Jovan Stanković

Personal information
- Full name: Jovan Stanković
- Date of birth: 4 March 1971 (age 55)
- Place of birth: Pirot, SFR Yugoslavia
- Height: 1.83 m (6 ft 0 in)
- Position: Midfielder

Senior career*
- Years: Team / Apps / (Gls)
- 1989–1991: Radnički Pirot / 36 / (9)
- 1991–1992: Radnički Niš / 18 / (6)
- 1992–1996: Red Star Belgrade / 63 / (3)
- 1992: → Radnički Niš (loan) / 17 / (1)
- 1995: → Radnički Beograd (loan) / 7 / (0)
- 1996–2001: Mallorca / 164 / (17)
- 2001: Marseille / 6 / (0)
- 2001–2003: Atlético Madrid / 52 / (1)
- 2003–2004: Mallorca / 11 / (0)
- 2004–2005: Lleida / 26 / (1)
- Total:  / 400 / (38)

International career
- 1998–2000: FR Yugoslavia / 10 / (0)

Managerial career
- 2007: Beira-Mar (assistant)
- 2009–2010: Atlético Baleares (assistant)
- 2014: Sinđelić Beograd
- 2015–2017: Red Star (youth)
- 2017: Iskra Danilovgrad
- 2020–2021: San Fernando

= Jovan Stanković =

Serbian footballer

Jovan Stanković (Јован Станковић; born 4 March 1971) is a Serbian former football manager and former player who played as a left midfielder.

He spent the better part of his career with Red Star Belgrade and in Spain, most notably with Mallorca – he played a full decade in the latter country, also representing two other clubs.

Stanković represented FR Yugoslavia at Euro 2000.

==Club career==
Stanković was born in Pirot, Socialist Federal Republic of Yugoslavia.

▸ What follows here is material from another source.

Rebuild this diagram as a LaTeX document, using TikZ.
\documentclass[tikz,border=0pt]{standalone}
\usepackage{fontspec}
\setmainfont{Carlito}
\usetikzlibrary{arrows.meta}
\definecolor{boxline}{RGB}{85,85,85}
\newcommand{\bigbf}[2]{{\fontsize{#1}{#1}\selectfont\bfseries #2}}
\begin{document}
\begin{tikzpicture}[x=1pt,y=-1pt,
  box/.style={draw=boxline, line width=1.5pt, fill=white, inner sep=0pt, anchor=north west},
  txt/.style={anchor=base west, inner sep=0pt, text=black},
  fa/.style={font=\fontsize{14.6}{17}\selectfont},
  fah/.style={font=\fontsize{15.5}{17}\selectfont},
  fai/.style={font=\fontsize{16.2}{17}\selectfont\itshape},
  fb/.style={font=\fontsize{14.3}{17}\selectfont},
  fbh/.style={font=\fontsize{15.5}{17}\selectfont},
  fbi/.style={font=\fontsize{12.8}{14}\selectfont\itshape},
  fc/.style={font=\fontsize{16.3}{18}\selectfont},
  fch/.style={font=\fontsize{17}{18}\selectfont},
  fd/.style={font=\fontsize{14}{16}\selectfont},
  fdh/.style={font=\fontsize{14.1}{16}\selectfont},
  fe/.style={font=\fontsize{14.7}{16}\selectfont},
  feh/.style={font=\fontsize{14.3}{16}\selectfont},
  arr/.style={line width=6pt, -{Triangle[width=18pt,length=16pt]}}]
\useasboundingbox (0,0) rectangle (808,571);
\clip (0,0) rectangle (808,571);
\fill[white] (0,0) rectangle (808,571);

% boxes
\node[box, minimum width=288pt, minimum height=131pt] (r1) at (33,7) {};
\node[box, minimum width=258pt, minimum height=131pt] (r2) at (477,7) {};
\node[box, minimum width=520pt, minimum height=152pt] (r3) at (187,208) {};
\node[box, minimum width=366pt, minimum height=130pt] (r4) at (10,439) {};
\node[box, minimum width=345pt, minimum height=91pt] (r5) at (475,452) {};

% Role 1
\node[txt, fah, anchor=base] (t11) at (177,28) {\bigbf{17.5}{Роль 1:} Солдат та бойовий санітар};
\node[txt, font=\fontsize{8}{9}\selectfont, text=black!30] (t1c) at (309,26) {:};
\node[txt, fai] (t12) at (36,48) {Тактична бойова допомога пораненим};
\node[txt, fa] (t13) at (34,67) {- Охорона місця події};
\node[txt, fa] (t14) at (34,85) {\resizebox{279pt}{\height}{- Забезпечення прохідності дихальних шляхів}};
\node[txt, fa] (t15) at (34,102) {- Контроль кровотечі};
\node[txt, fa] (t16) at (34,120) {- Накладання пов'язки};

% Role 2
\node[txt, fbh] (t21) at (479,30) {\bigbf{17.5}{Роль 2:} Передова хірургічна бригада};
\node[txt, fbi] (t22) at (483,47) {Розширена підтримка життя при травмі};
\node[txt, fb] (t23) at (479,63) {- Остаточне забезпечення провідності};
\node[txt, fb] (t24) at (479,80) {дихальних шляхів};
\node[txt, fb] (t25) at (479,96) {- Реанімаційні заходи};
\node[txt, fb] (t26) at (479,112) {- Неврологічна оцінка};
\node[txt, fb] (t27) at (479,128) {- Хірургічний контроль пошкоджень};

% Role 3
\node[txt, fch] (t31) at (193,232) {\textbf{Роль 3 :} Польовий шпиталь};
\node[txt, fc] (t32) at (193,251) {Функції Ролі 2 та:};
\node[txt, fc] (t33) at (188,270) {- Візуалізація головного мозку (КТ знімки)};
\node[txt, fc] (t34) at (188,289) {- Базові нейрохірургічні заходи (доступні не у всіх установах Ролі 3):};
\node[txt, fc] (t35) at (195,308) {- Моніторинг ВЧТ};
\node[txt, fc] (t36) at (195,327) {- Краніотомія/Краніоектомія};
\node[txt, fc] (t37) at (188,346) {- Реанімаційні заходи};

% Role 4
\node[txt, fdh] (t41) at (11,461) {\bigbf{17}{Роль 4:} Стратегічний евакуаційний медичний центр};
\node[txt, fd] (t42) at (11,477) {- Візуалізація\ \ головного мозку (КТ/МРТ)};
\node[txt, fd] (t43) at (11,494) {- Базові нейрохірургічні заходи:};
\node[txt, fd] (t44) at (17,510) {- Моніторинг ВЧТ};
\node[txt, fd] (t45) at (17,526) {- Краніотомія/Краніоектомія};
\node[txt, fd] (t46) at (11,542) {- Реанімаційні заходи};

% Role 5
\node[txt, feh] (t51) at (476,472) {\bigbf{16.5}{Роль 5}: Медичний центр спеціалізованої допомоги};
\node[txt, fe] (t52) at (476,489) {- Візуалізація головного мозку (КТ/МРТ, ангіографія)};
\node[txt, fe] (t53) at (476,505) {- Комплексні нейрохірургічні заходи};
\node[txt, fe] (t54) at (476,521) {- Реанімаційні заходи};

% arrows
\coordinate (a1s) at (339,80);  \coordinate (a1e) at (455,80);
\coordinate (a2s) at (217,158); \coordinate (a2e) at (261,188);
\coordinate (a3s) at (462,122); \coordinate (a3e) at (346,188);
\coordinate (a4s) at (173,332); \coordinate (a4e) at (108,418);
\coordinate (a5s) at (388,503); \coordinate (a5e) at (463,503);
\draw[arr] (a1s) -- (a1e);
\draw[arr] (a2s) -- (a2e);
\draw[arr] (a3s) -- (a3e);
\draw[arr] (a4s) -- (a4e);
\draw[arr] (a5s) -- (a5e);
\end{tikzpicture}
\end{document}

Amongst other clubs, he played for Red Star Belgrade, Olympique de Marseille in France and RCD Mallorca and Atlético Madrid in Spain.

In 1998–99's Mallorca, Stanković contributed with four La Liga goals in 36 matches and several assists as the Balearic Islands side finished third and qualified to the UEFA Champions League. He scored in the subsequent third qualifying round against Molde FK through a penalty, but the 1–1 home draw eliminated the hosts on the away goals rule.

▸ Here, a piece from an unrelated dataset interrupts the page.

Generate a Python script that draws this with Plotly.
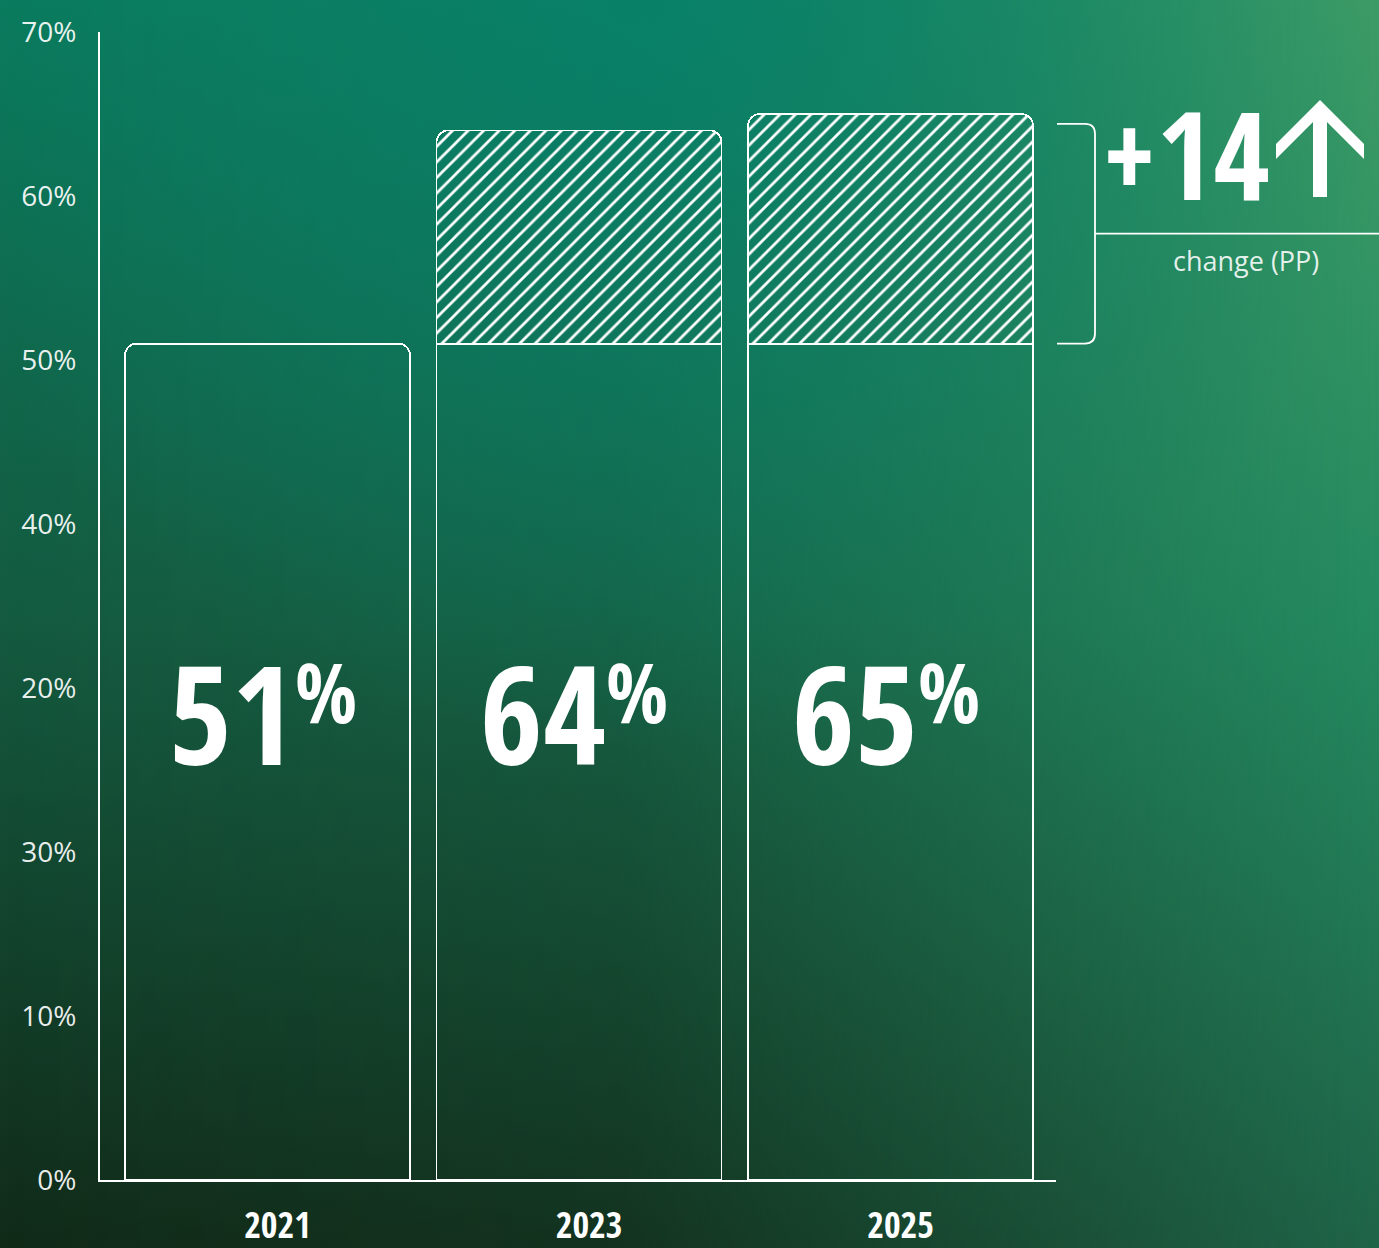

After being an instrumental unit in helping Atlético promote from Segunda División in the 2001–02 season, Stanković retired at the end of 2004–05 at the age of 34, following a spell with Catalonia's UE Lleida also in that tier. He later worked as an assistant manager to former Mallorca teammate Paco Soler, first in S.C. Beira-Mar (Portugal) then lowly CD Atlético Baleares.

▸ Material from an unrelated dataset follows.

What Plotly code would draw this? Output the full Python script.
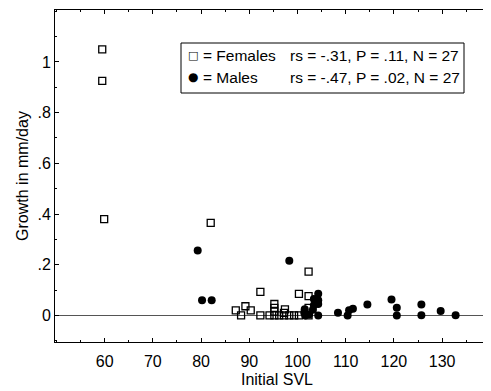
import plotly.graph_objects as go

# Females (open squares)
fem_svl = [59.5, 59.5, 59.9, 82.0, 102.3, 92.3, 100.3, 102.3, 87.2, 89.2, 90.3,
           95.2, 95.2, 95.2, 97.4, 88.3, 92.3, 94.2, 95.2, 96.2, 97.2, 98.3,
           99.3, 102.3, 97.2, 100.3, 102.3]
fem_growth = [1.05, 0.925, 0.38, 0.365, 0.173, 0.093, 0.085, 0.076, 0.02, 0.036, 0.02,
              0.045, 0.03, 0.015, 0.024, 0.0, 0.0, 0.0, 0.0, 0.0, 0.0, 0.0,
              0.0, 0.0, 0.01, 0.0, 0.03]

# Males (filled circles)
male_svl = [79.3, 98.3, 80.2, 82.2, 104.3, 103.4, 104.3, 101.5, 103.2, 104.3, 102.4,
            101.4, 103.4, 104.3, 101.6, 108.4, 110.4, 110.7, 111.5, 114.5, 119.5,
            120.6, 120.6, 125.7, 125.7, 129.7, 132.8]
male_growth = [0.256, 0.216, 0.06, 0.06, 0.085, 0.065, 0.045, 0.024, 0.022, 0.0, 0.004,
               0.01, 0.04, 0.06, 0.0, 0.01, 0.0, 0.02, 0.026, 0.043, 0.063,
               0.03, 0.0, 0.043, 0.001, 0.017, 0.001]

x_ticks = [60, 70, 80, 90, 100, 110, 120, 130]
y_ticks = [0, 0.2, 0.4, 0.6, 0.8, 1.0]
y_ticktext = ["0", ".2", ".4", ".6", ".8", "1"]

legend_labels = ["= Females", "= Males"]
legend_stats = ["rs = -.31, P = .11, N = 27", "rs = -.47, P = .02, N = 27"]
legend_glyphs = ["\u25a1", "\u25cf"]

FONT = "Liberation Sans, Arial, Helvetica, sans-serif"

fig = go.Figure()
fig.add_trace(go.Scatter(
    x=fem_svl, y=fem_growth, mode="markers", name="Females",
    marker=dict(symbol="square-open", size=7, color="black", line=dict(width=1.3, color="black")),
))
fig.add_trace(go.Scatter(
    x=male_svl, y=male_growth, mode="markers", name="Males",
    marker=dict(symbol="circle", size=8, color="black", line=dict(width=0)),
))

# legend box (paper coordinates of the plot area)
L, W, T, H = 47, 444, 2, 332
def px(xp):
    return (xp - L) / W
def py(yp):
    return 1 - (yp - T) / H

fig.add_shape(type="rect", xref="paper", yref="paper",
              x0=px(173), x1=px(456), y0=py(85), y1=py(35),
              line=dict(color="black", width=1), fillcolor="white", layer="above")

row_y = [48, 69]
glyph_sizes = [11, 12]
for i in range(2):
    fig.add_annotation(xref="paper", yref="paper", x=px(185), y=py(row_y[i]),
                       text=legend_glyphs[i], showarrow=False, xanchor="center", yanchor="middle",
                       font=dict(family="DejaVu Sans", size=glyph_sizes[i], color="black"))
    fig.add_annotation(xref="paper", yref="paper", x=px(193), y=py(row_y[i]),
                       text=legend_labels[i], showarrow=False, xanchor="left", yanchor="middle",
                       font=dict(family=FONT, size=15.5, color="black"))
    fig.add_annotation(xref="paper", yref="paper", x=px(280), y=py(row_y[i]),
                       text=legend_stats[i], showarrow=False, xanchor="left", yanchor="middle",
                       font=dict(family=FONT, size=15.5, color="black"))

fig.update_layout(
    width=491, height=391,
    margin=dict(l=L, r=0, t=T, b=391 - T - H),
    paper_bgcolor="white", plot_bgcolor="white",
    font=dict(family=FONT, size=16, color="black"),
    showlegend=False,
    xaxis=dict(
        range=[49.7, 141.8], tickvals=x_ticks,
        showline=True, linecolor="black", linewidth=1, mirror="ticks",
        ticks="inside", ticklen=4, tickcolor="black", tickwidth=1,
        minor=dict(dtick=5, tick0=0, ticks="inside", ticklen=2, tickcolor="black"),
        showgrid=False, zeroline=False, ticklabelstandoff=5,
        title=dict(text="Initial SVL", font=dict(size=16), standoff=4),
        tickfont=dict(size=16),
    ),
    yaxis=dict(
        range=[-0.105, 1.205], tickvals=y_ticks, ticktext=y_ticktext,
        showline=True, linecolor="black", linewidth=1, mirror=False,
        ticks="inside", ticklen=4, tickcolor="black", tickwidth=1,
        minor=dict(dtick=0.1, tick0=0, ticks="inside", ticklen=2, tickcolor="black"),
        showgrid=False,
        zeroline=True, zerolinecolor="#555555", zerolinewidth=1,
        title=dict(text="Growth in mm/day", font=dict(size=16), standoff=4),
        tickfont=dict(size=16),
    ),
)

fig.write_html("out.html")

As a head coach, Stanković was in charge of several teams in his country. He moved back to Spain in 2020, after being named manager of Segunda División B side San Fernando CD.

==International career==
Stanković was a FR Yugoslavia international during two years, and was a participant at the UEFA Euro 2000 for a total of ten caps. His debut came on 23 September 1998, in a 1–1 friendly draw with Brazil.